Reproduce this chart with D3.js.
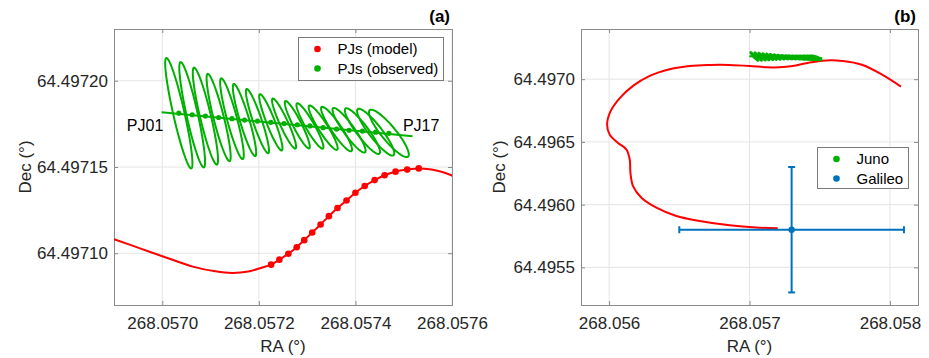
<!DOCTYPE html>
<html>
<head>
<meta charset="utf-8">
<script src="https://cdn.jsdelivr.net/npm/d3@7"></script>
<style>
  html, body { margin: 0; padding: 0; background: #fff; }
  svg { display: block; font-family: "Liberation Sans", Arial, Helvetica, sans-serif; }
</style>
</head>
<body>
<svg id="chart" width="929" height="358"></svg>
<script>
// ---- observed perijove positions (Juno), degrees ----
const obsRA = [268.0570342, 268.0570619, 268.0570893, 268.0571167, 268.0571443, 268.0571703,
  268.0571971, 268.0572248, 268.0572522, 268.0572796, 268.0573058, 268.0573332, 268.0573609,
  268.0573868, 268.0574145, 268.0574419, 268.0574693];
const obsDec = [64.4971812, 64.4971803, 64.4971795, 64.4971787, 64.4971780, 64.4971772,
  64.4971766, 64.4971759, 64.4971752, 64.4971745, 64.4971738, 64.4971728, 64.4971720,
  64.4971713, 64.4971708, 64.4971702, 64.4971695];

// error ellipses: major half-axis tip offset (micro-degrees) and minor/major ratio
const ellRA = [-25.8, -24.1, -23.7, -22.7, -22.3, -22.3, -22.3, -22.7, -23.7, -24.7, -26.8,
  -28.9, -30.9, -33.0, -35.1, -37.1, -39.6];
const ellDec = [32.0, 30.5, 28.1, 25.3, 23.4, 20.9, 18.6, 16.3, 14.5, 13.7, 13.1, 12.8, 12.8,
  12.8, 13.1, 13.4, 13.5];
const ellRatio = [0.10, 0.105, 0.11, 0.115, 0.12, 0.125, 0.13, 0.14, 0.15, 0.16, 0.17, 0.18,
  0.19, 0.20, 0.21, 0.22, 0.24];

// straight fit through the observed perijoves
const fitRA = [268.0569986, 268.0575182];
const fitDec = [64.4971818, 64.4971678];

// ---- model perijove positions ----
const modelRA = [268.0572254, 268.0572425, 268.0572611, 268.0572784, 268.0572940, 268.0573105,
  268.0573279, 268.0573450, 268.0573629, 268.0573815, 268.0574000, 268.0574192, 268.0574398,
  268.0574604, 268.0574831, 268.0575073, 268.0575312];
const modelDec = [64.4970934, 64.4970963, 64.4970997, 64.4971035, 64.4971076, 64.4971120,
  64.4971167, 64.4971215, 64.4971262, 64.4971306, 64.4971351, 64.4971390, 64.4971424,
  64.4971452, 64.4971473, 64.4971485, 64.4971492];

// model track around the perijoves (panel a), before and after
const trackBeforeRA = [268.0568831, 268.0569016, 268.0569553, 268.0570000, 268.0570652,
  268.0571099, 268.0571450, 268.0571780, 268.0572068];
const trackBeforeDec = [64.4971097, 64.4971080, 64.4971027, 64.4970983, 64.4970921,
  64.4970895, 64.4970886, 64.4970894, 64.4970917];
const trackAfterRA = [268.0575574, 268.0575780, 268.0575986, 268.0576200];
const trackAfterDec = [64.4971485, 64.4971472, 64.4971452, 64.4971425];

// full model pole track (panel b)
const orbitRA = [268.0580782, 268.0579474, 268.0578053, 268.0576631, 268.0575210, 268.0574030,
  268.0573077, 268.0572132, 268.0571187, 268.0570000, 268.0568579, 268.0567157, 268.0565736,
  268.0564314, 268.0562893, 268.0561706, 268.0560760, 268.0560100, 268.0559858, 268.0560050,
  268.0560640, 268.0561237, 268.0561471, 268.0561521, 268.0561706, 268.0562303, 268.0563369,
  268.0564790, 268.0566446, 268.0568579, 268.0570476, 268.0572011];
const orbitDec = [64.4969413, 64.4970341, 64.4971135, 64.4971452, 64.4971476, 64.4971270,
  64.4971056, 64.4970952, 64.4970952, 64.4971056, 64.4971135, 64.4971135, 64.4971056,
  64.4970794, 64.4970262, 64.4969468, 64.4968492, 64.4967429, 64.4966373, 64.4965580,
  64.4964921, 64.4964389, 64.4963595, 64.4962540, 64.4961476, 64.4960556, 64.4959762,
  64.4959095, 64.4958698, 64.4958357, 64.4958175, 64.4958119];

// Galileo measurement with 1-sigma errors
const galRA = 268.0573;
const galDec = 64.4958;
const galErrRA = 0.0008;
const galErrDec = 0.0005;

// ticks
const ticksAX = [268.0570, 268.0572, 268.0574, 268.0576];
const ticksAY = [64.49710, 64.49715, 64.49720];
const ticksBX = [268.056, 268.057, 268.058];
const ticksBY = [64.4955, 64.4960, 64.4965, 64.4970];

// ---- style ----
const RED = "#ff0000";
const GREEN = "#00b000";
const BLUE = "#0072bd";
const TEXT = "#262626";
const FRAME = "#8a8a8a";
const GRID = "#e4e4e4";

const svg = d3.select("#chart");

function drawAxes(cfg) {
    const x = d3.scaleLinear().domain(cfg.xDomain).range([cfg.left, cfg.right]);
    const y = d3.scaleLinear().domain(cfg.yDomain).range([cfg.bottom, cfg.top]);
    const g = svg.append("g");

    // grid
    g.selectAll("line.gx").data(cfg.xTicks).join("line")
        .attr("x1", d => x(d)).attr("x2", d => x(d))
        .attr("y1", cfg.top).attr("y2", cfg.bottom)
        .attr("stroke", GRID).attr("stroke-width", 1);
    g.selectAll("line.gy").data(cfg.yTicks).join("line")
        .attr("x1", cfg.left).attr("x2", cfg.right)
        .attr("y1", d => y(d)).attr("y2", d => y(d))
        .attr("stroke", GRID).attr("stroke-width", 1);

    // axes with inward ticks on all four sides
    const axes = [
        [d3.axisBottom(x).tickValues(cfg.xTicks).tickFormat(d3.format(cfg.xFmt)).tickPadding(12), `translate(0,${cfg.bottom})`],
        [d3.axisTop(x).tickValues(cfg.xTicks).tickFormat(""), `translate(0,${cfg.top})`],
        [d3.axisLeft(y).tickValues(cfg.yTicks).tickFormat(d3.format(cfg.yFmt)).tickPadding(6), `translate(${cfg.left},0)`],
        [d3.axisRight(y).tickValues(cfg.yTicks).tickFormat(""), `translate(${cfg.right},0)`]
    ];
    axes.forEach(([ax, tr]) => {
        const a = g.append("g").attr("transform", tr).call(ax.tickSizeInner(-4).tickSizeOuter(0));
        a.select(".domain").remove();
        a.selectAll(".tick line").attr("stroke", FRAME);
        a.selectAll(".tick text").attr("fill", TEXT).style("font-size", "17px")
            .style("font-family", "'Liberation Sans', Arial, sans-serif");
    });

    g.append("rect")
        .attr("x", cfg.left + 0.5).attr("y", cfg.top + 0.5)
        .attr("width", cfg.right - cfg.left).attr("height", cfg.bottom - cfg.top)
        .attr("fill", "none").attr("stroke", FRAME).attr("stroke-width", 1);

    // labels
    g.append("text")
        .attr("x", (cfg.left + cfg.right) / 2).attr("y", 352)
        .attr("text-anchor", "middle").attr("fill", TEXT)
        .style("font-size", "17px").text("RA (°)");
    g.append("text")
        .attr("transform", `translate(${cfg.yLabelX},${(cfg.top + cfg.bottom) / 2}) rotate(-90)`)
        .attr("dy", "0.35em").attr("text-anchor", "middle").attr("fill", TEXT)
        .style("font-size", "17px").text("Dec (°)");
    g.append("text")
        .attr("x", cfg.right - 2).attr("y", 22)
        .attr("text-anchor", "end").attr("fill", "#000")
        .style("font-size", "17px").style("font-weight", "bold").text(cfg.title);

    return { x, y };
}

// ellipse outline in pixel space from centre, major tip and axis ratio
function ellipsePath(x, y, i) {
    const cx = x(obsRA[i]), cy = y(obsDec[i]);
    const mx = x(obsRA[i] + ellRA[i] * 1e-6) - cx;
    const my = y(obsDec[i] + ellDec[i] * 1e-6) - cy;
    const nx = -my * ellRatio[i], ny = mx * ellRatio[i];
    const pts = d3.range(0, 73).map(k => {
        const t = k / 72 * 2 * Math.PI;
        return [cx + mx * Math.cos(t) + nx * Math.sin(t), cy + my * Math.cos(t) + ny * Math.sin(t)];
    });
    return d3.line()(pts) + "Z";
}

function drawObserved(g, x, y, dotR, lineW) {
    g.selectAll("path.ell").data(obsRA).join("path")
        .attr("class", "ell")
        .attr("d", (d, i) => ellipsePath(x, y, i))
        .attr("fill", "none").attr("stroke", GREEN).attr("stroke-width", lineW);
    g.append("path")
        .attr("d", d3.line()(fitRA.map((d, i) => [x(d), y(fitDec[i])])))
        .attr("stroke", GREEN).attr("stroke-width", 2).attr("fill", "none");
    g.selectAll("circle.obs").data(obsRA).join("circle")
        .attr("class", "obs")
        .attr("cx", d => x(d)).attr("cy", (d, i) => y(obsDec[i]))
        .attr("r", dotR).attr("fill", GREEN);
}

function drawLegend(x0, y0, w, h, entries) {
    const g = svg.append("g");
    g.append("rect").attr("x", x0 + 0.5).attr("y", y0 + 0.5).attr("width", w).attr("height", h)
        .attr("fill", "#fff").attr("stroke", "#7a7a7a").attr("stroke-width", 1);
    entries.forEach((e, i) => {
        const cy = y0 + 12 + i * 19.5;
        g.append("circle").attr("cx", x0 + 19.5).attr("cy", cy).attr("r", 3.3).attr("fill", e.color);
        g.append("text").attr("x", x0 + 39.5).attr("y", cy).attr("dy", "0.36em")
            .attr("fill", "#000").style("font-size", "15px").text(e.label);
    });
}

// ================= panel (a) =================
const cfgA = {
    left: 114, right: 452, top: 29, bottom: 305,
    xDomain: [268.05690, 268.0576], yDomain: [64.49707, 64.49723],
    xTicks: ticksAX, yTicks: ticksAY, xFmt: ".4f", yFmt: ".5f",
    yLabelX: 25, title: "(a)"
};
const A = drawAxes(cfgA);

svg.append("clipPath").attr("id", "clipA").append("rect")
    .attr("x", cfgA.left).attr("y", cfgA.top)
    .attr("width", cfgA.right - cfgA.left).attr("height", cfgA.bottom - cfgA.top);
const plotA = svg.append("g").attr("clip-path", "url(#clipA)");

const trackRA = trackBeforeRA.concat(modelRA, trackAfterRA);
const trackDec = trackBeforeDec.concat(modelDec, trackAfterDec);
plotA.append("path")
    .attr("d", d3.line().curve(d3.curveCatmullRom.alpha(0.5))(trackRA.map((d, i) => [A.x(d), A.y(trackDec[i])])))
    .attr("fill", "none").attr("stroke", RED).attr("stroke-width", 2);
plotA.selectAll("circle.model").data(modelRA).join("circle")
    .attr("class", "model")
    .attr("cx", d => A.x(d)).attr("cy", (d, i) => A.y(modelDec[i]))
    .attr("r", 3.3).attr("fill", RED);

drawObserved(plotA, A.x, A.y, 2.6, 2);

// perijove labels
svg.append("text")
    .attr("x", A.x(obsRA[0]) - 15.5).attr("y", A.y(obsDec[0]) + 17.7)
    .attr("text-anchor", "end").attr("fill", "#000").style("font-size", "16px").text("PJ01");
svg.append("text")
    .attr("x", A.x(obsRA[16]) + 14).attr("y", A.y(obsDec[16]) - 2.5)
    .attr("text-anchor", "start").attr("fill", "#000").style("font-size", "16px").text("PJ17");

drawLegend(298, 37, 145, 43, [
    { label: "PJs (model)", color: RED },
    { label: "PJs (observed)", color: GREEN }
]);

// ================= panel (b) =================
const cfgB = {
    left: 581, right: 918, top: 29, bottom: 305,
    xDomain: [268.0558, 268.0582], yDomain: [64.4952, 64.4974],
    xTicks: ticksBX, yTicks: ticksBY, xFmt: ".3f", yFmt: ".4f",
    yLabelX: 499, title: "(b)"
};
const B = drawAxes(cfgB);
const plotB = svg.append("g");

plotB.append("path")
    .attr("d", d3.line().curve(d3.curveCatmullRom.alpha(0.5))(orbitRA.map((d, i) => [B.x(d), B.y(orbitDec[i])])))
    .attr("fill", "none").attr("stroke", RED).attr("stroke-width", 2);

drawObserved(plotB, B.x, B.y, 2, 2.6);

// Galileo error bars
const gx = B.x(galRA), gy = B.y(galDec);
const bars = plotB.append("g").attr("stroke", BLUE).attr("stroke-width", 2).attr("fill", "none");
bars.append("line").attr("x1", B.x(galRA - galErrRA)).attr("x2", B.x(galRA + galErrRA)).attr("y1", gy).attr("y2", gy);
bars.append("line").attr("x1", gx).attr("x2", gx).attr("y1", B.y(galDec - galErrDec)).attr("y2", B.y(galDec + galErrDec));
[galRA - galErrRA, galRA + galErrRA].forEach(v => {
    bars.append("line").attr("x1", B.x(v)).attr("x2", B.x(v)).attr("y1", gy - 3.5).attr("y2", gy + 3.5);
});
[galDec - galErrDec, galDec + galErrDec].forEach(v => {
    bars.append("line").attr("x1", gx - 3.5).attr("x2", gx + 3.5).attr("y1", B.y(v)).attr("y2", B.y(v));
});
plotB.append("circle").attr("cx", gx).attr("cy", gy).attr("r", 3.2).attr("fill", BLUE);

drawLegend(817, 147, 91, 41, [
    { label: "Juno", color: GREEN },
    { label: "Galileo", color: BLUE }
]);
</script>
</body>
</html>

####################

What you will do – Repeat the lines above, starting at the first and stopping after the line that holds "const fitDec = [64.4971818, 64.4971678];", with the pictures left out.

Solution below –
Reproduce this chart with D3.js.
<!DOCTYPE html>
<html>
<head>
<meta charset="utf-8">
<script src="https://cdn.jsdelivr.net/npm/d3@7"></script>
<style>
  html, body { margin: 0; padding: 0; background: #fff; }
  svg { display: block; font-family: "Liberation Sans", Arial, Helvetica, sans-serif; }
</style>
</head>
<body>
<svg id="chart" width="929" height="358"></svg>
<script>
// ---- observed perijove positions (Juno), degrees ----
const obsRA = [268.0570342, 268.0570619, 268.0570893, 268.0571167, 268.0571443, 268.0571703,
  268.0571971, 268.0572248, 268.0572522, 268.0572796, 268.0573058, 268.0573332, 268.0573609,
  268.0573868, 268.0574145, 268.0574419, 268.0574693];
const obsDec = [64.4971812, 64.4971803, 64.4971795, 64.4971787, 64.4971780, 64.4971772,
  64.4971766, 64.4971759, 64.4971752, 64.4971745, 64.4971738, 64.4971728, 64.4971720,
  64.4971713, 64.4971708, 64.4971702, 64.4971695];

// error ellipses: major half-axis tip offset (micro-degrees) and minor/major ratio
const ellRA = [-25.8, -24.1, -23.7, -22.7, -22.3, -22.3, -22.3, -22.7, -23.7, -24.7, -26.8,
  -28.9, -30.9, -33.0, -35.1, -37.1, -39.6];
const ellDec = [32.0, 30.5, 28.1, 25.3, 23.4, 20.9, 18.6, 16.3, 14.5, 13.7, 13.1, 12.8, 12.8,
  12.8, 13.1, 13.4, 13.5];
const ellRatio = [0.10, 0.105, 0.11, 0.115, 0.12, 0.125, 0.13, 0.14, 0.15, 0.16, 0.17, 0.18,
  0.19, 0.20, 0.21, 0.22, 0.24];

// straight fit through the observed perijoves
const fitRA = [268.0569986, 268.0575182];
const fitDec = [64.4971818, 64.4971678];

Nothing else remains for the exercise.